I used to drop my old cell phone constantly and the back would fly off and the battery go flying and once I put it back together it worked fine. I now have a plastic cover thingey on my new cell and have dropped it a few times with no damage. I’m thinking good thoughts for your fuse/battery problem. Nice pics as usual. My ex was a professional photographer and took a pic of steps set into a hill that is almost identical to the one you posted.

April 26, 2008

the sepia makes them look like old stone steps. very nice shot.

April 26, 2008

Hello lake! Goodbye battery problems. I love the perfect tulip at the end. Better things are on their way.

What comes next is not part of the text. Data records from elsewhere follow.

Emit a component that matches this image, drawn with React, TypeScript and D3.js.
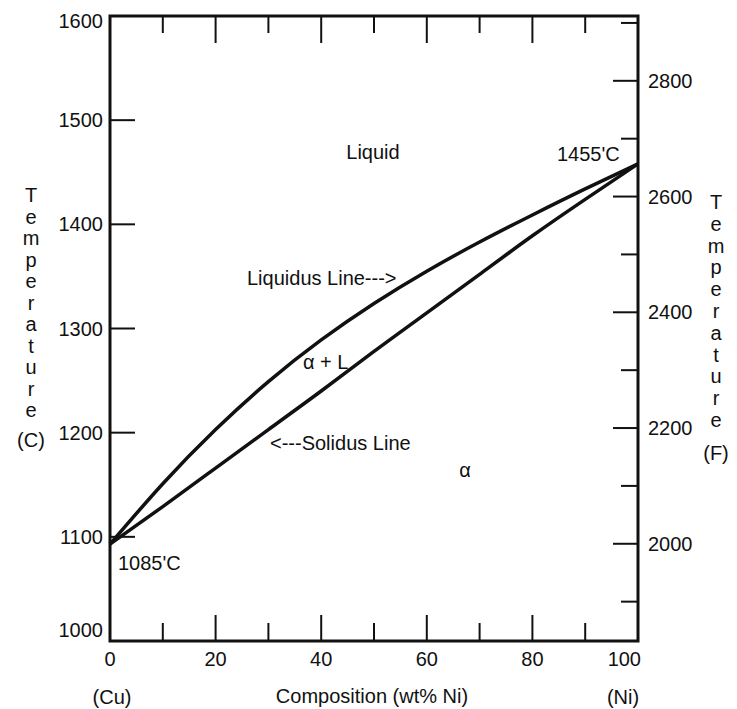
import * as d3 from "d3";

// wt% Ni along the bottom
const composition = [0, 10, 20, 30, 40, 50, 60, 70, 80, 90, 100];
// temperatures (C)
const liquidusC = [1093, 1151, 1203, 1249, 1289, 1324, 1355, 1383, 1409, 1434, 1458];
const solidusC = [1093, 1129, 1166, 1203, 1240, 1278, 1315, 1352, 1389, 1424, 1458];

const xTicks = [0, 10, 20, 30, 40, 50, 60, 70, 80, 90, 100];
const xLabels = [0, 20, 40, 60, 80, 100];
const cTicks = [1000, 1100, 1200, 1300, 1400, 1500, 1600];
const fTicks = [1900, 2000, 2100, 2200, 2300, 2400, 2500, 2600, 2700, 2800, 2900];
const fLabels = [2000, 2200, 2400, 2600, 2800];

const width = 737;
const height = 709;
const left = 110, right = 638, top = 16, bottom = 641;
const font = "'Liberation Sans', Arial, sans-serif";
const ink = "#111";

const toF = (c: number) => c * 9 / 5 + 32;

function VerticalWord({x, y0, step, word, unit, unitY}: {
    x: number, y0: number, step: number, word: string, unit: string, unitY: number
}) {
    return <g fontFamily={font} fontSize={20} fill={ink} textAnchor="middle">
        {word.split("").map((ch, i) =>
            <text key={i} x={x} y={y0 + i * step}>{ch}</text>)}
        <text x={x} y={unitY}>{unit}</text>
    </g>
}

export default function App() {
    const x = d3.scaleLinear([0, 100], [left, right]);
    const y = d3.scaleLinear([1000, 1600], [bottom, top]);
    const yF = d3.scaleLinear([toF(1000), toF(1600)], [bottom, top]);

    const line = d3.line<number>()
        .x((_, i) => x(composition[i]))
        .y(d => y(d))
        .curve(d3.curveNatural);

    return <svg width={width} height={height} style={{position: "absolute", left: 0, top: 0, background: "#fff"}}>
        {/* x ticks, bottom pointing up and top pointing down */}
        {xTicks.map(t => {
            const len = t % 20 === 0 ? 26 : 18;
            if (t === 0 || t === 100) return null;
            return <g key={t} stroke={ink} strokeWidth={2}>
                <line x1={x(t)} x2={x(t)} y1={bottom} y2={bottom - len}/>
                <line x1={x(t)} x2={x(t)} y1={top} y2={top + (t % 20 === 0 ? 27 : 17)}/>
            </g>
        })}
        {/* left C ticks */}
        {cTicks.map(t => t === 1000 || t === 1600 ? null :
            <line key={t} x1={left} x2={left + 25} y1={y(t)} y2={y(t)} stroke={ink} strokeWidth={2}/>)}
        {/* right F ticks */}
        {fTicks.map(t => {
            const len = fLabels.includes(t) ? 25 : 17;
            return <line key={t} x1={right} x2={right - len} y1={yF(t)} y2={yF(t)} stroke={ink} strokeWidth={2}/>
        })}

        <rect x={left} y={top} width={right - left} height={bottom - top} fill="none" stroke={ink} strokeWidth={3}/>

        <path d={line(liquidusC) ?? ""} fill="none" stroke={ink} strokeWidth={3.5}/>
        <path d={line(solidusC) ?? ""} fill="none" stroke={ink} strokeWidth={3.5}/>

        <g fontFamily={font} fontSize={20} fill={ink}>
            {cTicks.map(t =>
                <text key={t} x={left - 7} y={y(t) + (t === 1000 ? -11 : t === 1600 ? 5 : 0)}
                      textAnchor="end" dominantBaseline="central">{t}</text>)}
            {fLabels.map(t =>
                <text key={t} x={right + 10} y={yF(t)} dominantBaseline="central">{t}</text>)}
            {xLabels.map(t =>
                <text key={t} x={t === 100 ? x(t) + 3 : x(t)} y={659}
                      textAnchor={t === 100 ? "end" : "middle"} dominantBaseline="central">{t}</text>)}

            <text x={112} y={697} textAnchor="middle" dominantBaseline="central">(Cu)</text>
            <text x={372} y={696} textAnchor="middle" dominantBaseline="central">Composition (wt% Ni)</text>
            <text x={623} y={697} textAnchor="middle" dominantBaseline="central">(Ni)</text>

            <text x={373} y={152} textAnchor="middle" dominantBaseline="central">Liquid</text>
            <text x={557} y={154} dominantBaseline="central">1455'C</text>
            <text x={247} y={278} dominantBaseline="central">Liquidus Line---&gt;</text>
            <text x={303} y={362} dominantBaseline="central">α + L</text>
            <text x={270} y={443} dominantBaseline="central">&lt;---Solidus Line</text>
            <text x={465} y={470} textAnchor="middle" dominantBaseline="central">α</text>
            <text x={118} y={563} dominantBaseline="central">1085'C</text>
        </g>

        <VerticalWord x={31} y0={202} step={21.5} word="Temperature" unit="(C)" unitY={447}/>
        <VerticalWord x={716} y0={209} step={21.8} word="Temperature" unit="(F)" unitY={460}/>
    </svg>
}
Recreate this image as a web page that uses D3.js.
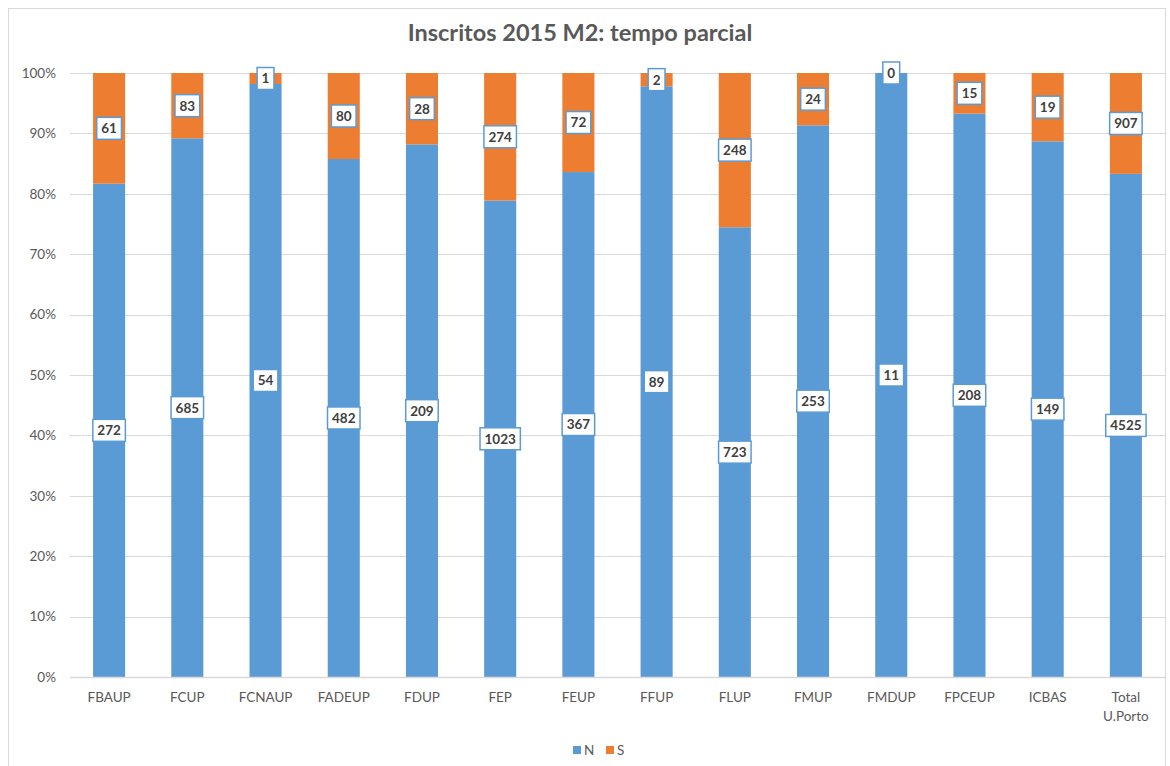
<!DOCTYPE html>
<html lang="pt">
<head>
	<meta charset="utf-8">
	<title>Inscritos 2015 M2: tempo parcial</title>
	<script src="https://d3js.org/d3.v7.min.js" charset="utf-8"></script>
	<style>
	body { margin: 0; background: #fff; }
	text { font-family: Lato, "Open Sans", sans-serif; }
	.tick text { fill: #595959; font-size: 13.5px; }
	.lbl { fill: #404040; font-size: 13.5px; font-weight: bold; }
	</style>
</head>
<body>
	<script>
	var categories = ["FBAUP", "FCUP", "FCNAUP", "FADEUP", "FDUP", "FEP", "FEUP", "FFUP",
		"FLUP", "FMUP", "FMDUP", "FPCEUP", "ICBAS", "Total U.Porto"];
	var valuesN = [272, 685, 54, 482, 209, 1023, 367, 89, 723, 253, 11, 208, 149, 4525];
	var valuesS = [61, 83, 1, 80, 28, 274, 72, 2, 248, 24, 0, 15, 19, 907];
	var yTicks = [0, 0.1, 0.2, 0.3, 0.4, 0.5, 0.6, 0.7, 0.8, 0.9, 1];

	var width = 1170;
	var height = 766;
	var colors = { N: "#5B9BD5", S: "#ED7D31" };

	var svg = d3.select('body')
	.append('svg')
	.attr('width', width)
	.attr('height', height);

	// chart frame
	svg.append('rect')
	.attr('x', 8.5).attr('y', 8.5)
	.attr('width', 1157).attr('height', 790)
	.attr('fill', 'none')
	.attr('stroke', '#D9D9D9');

	var x = d3.scaleBand()
	.domain(categories)
	.range([70, 1165])
	.paddingInner(0.59)
	.paddingOuter(0.295);

	var y = d3.scaleLinear()
	.domain([0, 1])
	.range([677, 73]);

	var rows = categories.map(function (c, i) {
		return { cat: c, N: valuesN[i], S: valuesS[i] };
	});
	var stack = d3.stack().keys(["N", "S"]).offset(d3.stackOffsetExpand);
	var series = stack(rows);

	// gridlines
	svg.append('g')
	.selectAll('line')
	.data(yTicks)
	.enter()
	.append('line')
	.attr('x1', 70).attr('x2', 1165)
	.attr('y1', function (d) { return Math.round(y(d)) + 0.5; })
	.attr('y2', function (d) { return Math.round(y(d)) + 0.5; })
	.attr('stroke', '#D9D9D9');

	// y axis labels
	var yAxis = svg.append('g')
	.attr('transform', 'translate(62,0)')
	.call(d3.axisLeft(y).tickValues(yTicks).tickFormat(d3.format('.0%')).tickSize(0).tickPadding(6));
	yAxis.select('.domain').remove();

	// bars
	var layers = svg.append('g')
	.selectAll('g')
	.data(series)
	.enter()
	.append('g')
	.attr('fill', function (d) { return colors[d.key]; });

	layers.selectAll('rect')
	.data(function (d) { return d; })
	.enter()
	.append('rect')
	.attr('x', function (d) { return x(d.data.cat); })
	.attr('width', x.bandwidth())
	.attr('y', function (d) { return y(d[1]); })
	.attr('height', function (d) { return y(d[0]) - y(d[1]); });

	// x axis line
	svg.append('line')
	.attr('x1', 70).attr('x2', 1165)
	.attr('y1', 677.5).attr('y2', 677.5)
	.attr('stroke', '#D9D9D9')
	.attr('stroke-width', 1.5);

	// x axis labels
	var xAxis = svg.append('g')
	.attr('transform', 'translate(0,677)')
	.call(d3.axisBottom(x).tickSize(0).tickPadding(15));
	xAxis.select('.domain').remove();
	xAxis.selectAll('.tick text')
	.each(function (d) {
		var t = d3.select(this);
		var words = d.split(' ');
		if (words.length > 1) {
			t.text(null);
			words.forEach(function (w, i) {
				t.append('tspan').attr('x', 0).attr('dy', i === 0 ? '0.71em' : '1.45em').text(w);
			});
			t.attr('dy', null);
		}
	});

	// data labels
	series.forEach(function (s) {
		s.forEach(function (d) {
			var cx = x(d.data.cat) + x.bandwidth() / 2;
			var cy = (y(d[0]) + y(d[1])) / 2;
			var g = svg.append('g').attr('transform', 'translate(' + cx + ',' + cy + ')');
			var txt = g.append('text')
			.attr('class', 'lbl')
			.attr('text-anchor', 'middle')
			.attr('dy', '0.36em')
			.text(d.data[s.key]);
			var w = txt.node().getComputedTextLength() + 9;
			g.insert('rect', 'text')
			.attr('x', -w / 2).attr('y', -11)
			.attr('width', w).attr('height', 22)
			.attr('fill', '#fff')
			.attr('stroke', '#5B9BD5')
			.attr('stroke-width', 1.5);
		});
	});

	// title
	svg.append('text')
	.attr('x', 580).attr('y', 41)
	.attr('text-anchor', 'middle')
	.attr('fill', '#595959')
	.attr('font-size', '23.5px')
	.attr('font-weight', 'bold')
	.text('Inscritos 2015 M2: tempo parcial');

	// legend
	var legend = svg.append('g')
	.selectAll('g')
	.data(["N", "S"])
	.enter()
	.append('g')
	.attr('transform', function (d, i) { return 'translate(' + (573 + i * 33) + ',746)'; });
	legend.append('rect')
	.attr('width', 8).attr('height', 8)
	.attr('fill', function (d) { return colors[d]; });
	legend.append('text')
	.attr('x', 11).attr('y', 8.5)
	.attr('fill', '#595959')
	.attr('font-size', '13.5px')
	.text(function (d) { return d; });
	</script>
</body>
</html>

RYN: your note on Cousin E: I did an entry about this a few back, (it’s called something about underwear being mundane, in reference to an earlier entry that day). One of my readers, who I OFTEN have opposing views from, left me a very emphatic response when I said bad things about foster care. She’s apparently been a foster mom, (I don’t know her whole story), and she was upset that I criticizedfoster care, but I am sooooo with you on this notion that foster care is totally wrong for these kids in particular.

April 26, 2008

I have a Very Big Battery Issue, too. Fortunately, B and I have three cars. Two of them usually work.

April 26, 2008

I had a Ford Festiva that I loved and it had no buzzer for the lights being on and I must have drained that battery and had it recharged a hundred times! Car problems suck. You know, an acquantance at work said that I should be able to do b&w and sepia on my point&click. I have to get the manual out one of these days … Nice pictures!

I loved the photos. I am too afraid to drive the highway with anything wrong. It makes me sick with stress. Then again, you could freeze to death our lovely weather conditions. I hope to read on that your car has only a fuse problem.

nice.

April 28, 2008

Love that tulip….

April 29, 2008

By now the mystery is over, but since I’m just catching up on your entries – happy happy just the battery thoughts coming your way. Lovely photos, especially the sepia.